### GOAL
Print the lines of the listing below verbatim from its first line through the line bearing "var = [2.2, 4.2, 7.5, 6.9, 8.1]". Any pictures are to be omitted.

### PROVIDED DATA
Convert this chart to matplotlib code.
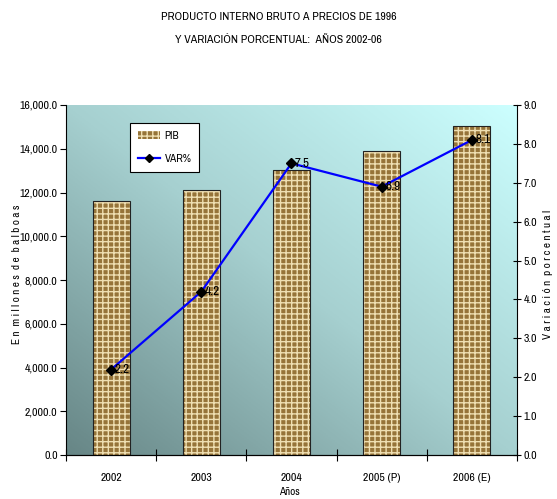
import numpy as np
import matplotlib.pyplot as plt
from matplotlib.colors import LinearSegmentedColormap
from matplotlib.patches import Patch
from matplotlib.lines import Line2D

years = ["2002", "2003", "2004", "2005 (P)", "2006 (E)"]
pib = [11620, 12110, 13030, 13920, 15050]
var = [2.2, 4.2, 7.5, 6.9, 8.1]

plt.rcParams['font.family'] = ['Liberation Sans Narrow', 'Archivo Narrow', 'PT Sans Narrow',
                               'Roboto Condensed', 'Liberation Sans', 'DejaVu Sans']

fig = plt.figure(figsize=(5.57, 4.99), dpi=100)
ax = fig.add_axes([0.1185, 0.088, 0.8095, 0.7016])

# diagonal gradient background
gx, gy = np.meshgrid(np.linspace(0, 1, 200), np.linspace(0, 1, 200))
grad = (gx + gy) / 2
cmap = LinearSegmentedColormap.from_list("bg", ["#678686", "#a6d0d0", "#ccffff"])
ax.imshow(grad, cmap=cmap, origin="lower", extent=[0, 1, 0, 1],
          transform=ax.transAxes, aspect="auto", zorder=0)

x = np.arange(len(years))
ax.bar(x, pib, width=0.41, color="#967439", hatch="+++", edgecolor="#efdfb2",
       linewidth=0, zorder=2)
ax.bar(x, pib, width=0.41, fill=False, edgecolor="#222222", linewidth=0.8, zorder=3)

ax.set_xlim(-0.5, 4.5)
ax.set_ylim(0, 16000)
ax.set_yticks(np.arange(0, 16001, 2000))
ax.set_yticklabels([f"{v:,.1f}" for v in np.arange(0, 16001, 2000)], fontsize=8.5)
ax.set_xticks(x)
ax.set_xticklabels(years, fontsize=8.5)
ax.set_xticks(np.arange(-0.5, 5, 1), minor=True)
ax.tick_params(axis="x", which="major", length=0, pad=13)
ax.tick_params(axis="x", which="minor", length=8, direction="inout", width=0.8)
ax.tick_params(axis="y", length=4, direction="out", width=0.8, pad=2)
ax.spines["top"].set_visible(False)
ax.spines["right"].set_visible(False)

ax2 = ax.twinx()
ax2.plot(x, var, color="#0000ff", lw=1.6, marker="D", markersize=5,
         markerfacecolor="black", markeredgecolor="black", zorder=5)
for xi, v in zip(x, var):
    ax2.text(xi + 0.04, v, f"{v:.1f}", fontsize=9.5, va="center", ha="left", zorder=6)
ax2.set_ylim(0, 9)
ax2.set_yticks(np.arange(0, 9.1, 1))
ax2.set_yticklabels([f"{v:.1f}" for v in np.arange(0, 9.1, 1)], fontsize=8.5)
ax2.tick_params(axis="y", length=6, direction="inout", width=0.8, pad=2)
ax2.spines["top"].set_visible(False)
ax2.spines["left"].set_visible(False)

# axis titles
fig.text(0.031, 0.45, "E n  m i l l o n e s  d e  b a l b o a s", rotation=90,
         ha="center", va="center", fontsize=8)
fig.text(0.984, 0.45, "V a r i a c i ó n  p o r c e n t u a l", rotation=90,
         ha="center", va="center", fontsize=8)
fig.text(0.52, 0.014, "Años", ha="center", va="center", fontsize=8)

# legend
handles = [Patch(facecolor="#967439", hatch="+++", edgecolor="#efdfb2", linewidth=0),
           Line2D([0], [0], color="#0000ff", lw=1.6, marker="D", markersize=4,
                  markerfacecolor="black", markeredgecolor="black")]
leg = ax2.legend(handles, ["PIB", "VAR%"], loc="upper left",
                 bbox_to_anchor=(0.13, 0.965), fontsize=8, fancybox=False,
                 framealpha=1, edgecolor="black", handlelength=2.0,
                 labelspacing=1.2, borderpad=0.7, handletextpad=0.4)
leg.get_frame().set_linewidth(0.8)

fig.text(0.5, 0.966, "PRODUCTO INTERNO BRUTO A PRECIOS DE 1996", ha="center",
         va="center", fontsize=8.5)
fig.text(0.5, 0.92, "Y VARIACIÓN PORCENTUAL:  AÑOS 2002-06", ha="center",
         va="center", fontsize=8.5)

fig.savefig("out.png", dpi=100)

### CORRECT OUTPUT
Convert this chart to matplotlib code.
import numpy as np
import matplotlib.pyplot as plt
from matplotlib.colors import LinearSegmentedColormap
from matplotlib.patches import Patch
from matplotlib.lines import Line2D

years = ["2002", "2003", "2004", "2005 (P)", "2006 (E)"]
pib = [11620, 12110, 13030, 13920, 15050]
var = [2.2, 4.2, 7.5, 6.9, 8.1]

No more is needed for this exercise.